_Data excerpt_.
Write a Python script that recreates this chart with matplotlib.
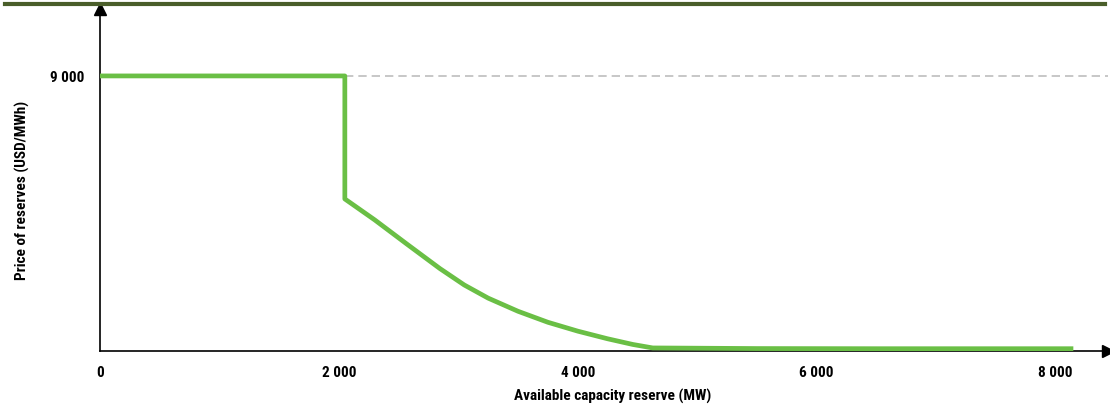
import matplotlib
matplotlib.use("Agg")
import matplotlib.pyplot as plt
from matplotlib import font_manager

names = {f.name for f in font_manager.fontManager.ttflist}
fam = [n for n in ["Liberation Sans Narrow", "Roboto Condensed", "Open Sans Condensed"] if n in names] + ["DejaVu Sans"]
plt.rcParams['font.family'] = fam

capacity_mw = [0, 2050, 2050, 2300, 2569, 2845, 3050, 3250, 3500, 3750, 4000,
               4250, 4460, 4628, 5500, 6500, 7500, 8130]
price_usd = [9000, 9000, 4975, 4290, 3500, 2700, 2160, 1730, 1300, 940, 650,
             400, 215, 100, 80, 75, 75, 75]
cap_value = 9000
x_ticks = [0, 2000, 4000, 6000, 8000]
x_tick_labels = ["0", "2 000", "4 000", "6 000", "8 000"]
y_ticks = [9000]
y_tick_labels = ["9 000"]

fig = plt.figure(figsize=(11.10, 4.06), dpi=100)
ax = fig.add_axes([100/1110, 54/406, 1008/1110, 342/406])
ax.set_xlim(0, 8440)
ax.set_ylim(0, 11190)

ax.plot([capacity_mw[1], 8440], [cap_value, cap_value], color="#bdbdbd", lw=1.2,
        dashes=(5, 3), zorder=1)
ax.plot(capacity_mw, price_usd, color="#6abf45", lw=3.4, solid_joinstyle="round", zorder=3)

for s in ["top", "right"]:
    ax.spines[s].set_visible(False)
for s in ["left", "bottom"]:
    ax.spines[s].set_linewidth(1.2)
    ax.spines[s].set_color("black")
ax.plot(1, 0, ">", color="black", ms=8, transform=ax.transAxes, clip_on=False)
ax.plot(0, 1, "^", color="black", ms=8, transform=ax.transAxes, clip_on=False)

ax.set_xticks(x_ticks)
ax.set_xticklabels(x_tick_labels, fontsize=11, fontweight="bold")
ax.set_yticks(y_ticks)
ax.set_yticklabels(y_tick_labels, fontsize=11, fontweight="bold")
ax.tick_params(length=0, pad=10)
ax.tick_params(axis="y", pad=11)

fig.text(613/1110, 1 - 396/406, "Available capacity reserve (MW)", ha="center", va="center",
         fontsize=11, fontweight="bold")
fig.text(22/1110, 1 - 190/406, "Price of reserves (USD/MWh)", ha="center", va="center",
         rotation=90, fontsize=11, fontweight="bold")

fig.add_artist(plt.Line2D([5/1110, 1105/1110], [1 - 4.5/406, 1 - 4.5/406], color="#4a5e2a", lw=3,
                          transform=fig.transFigure))

fig.savefig("out.png", dpi=100)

_The task_. Restate exactly, please, only the lines between the start of the data and the line containing "from matplotlib import font_manager", both ends included, skipping the pictures.

_Solution_.
Write a Python script that recreates this chart with matplotlib.
import matplotlib
matplotlib.use("Agg")
import matplotlib.pyplot as plt
from matplotlib import font_manager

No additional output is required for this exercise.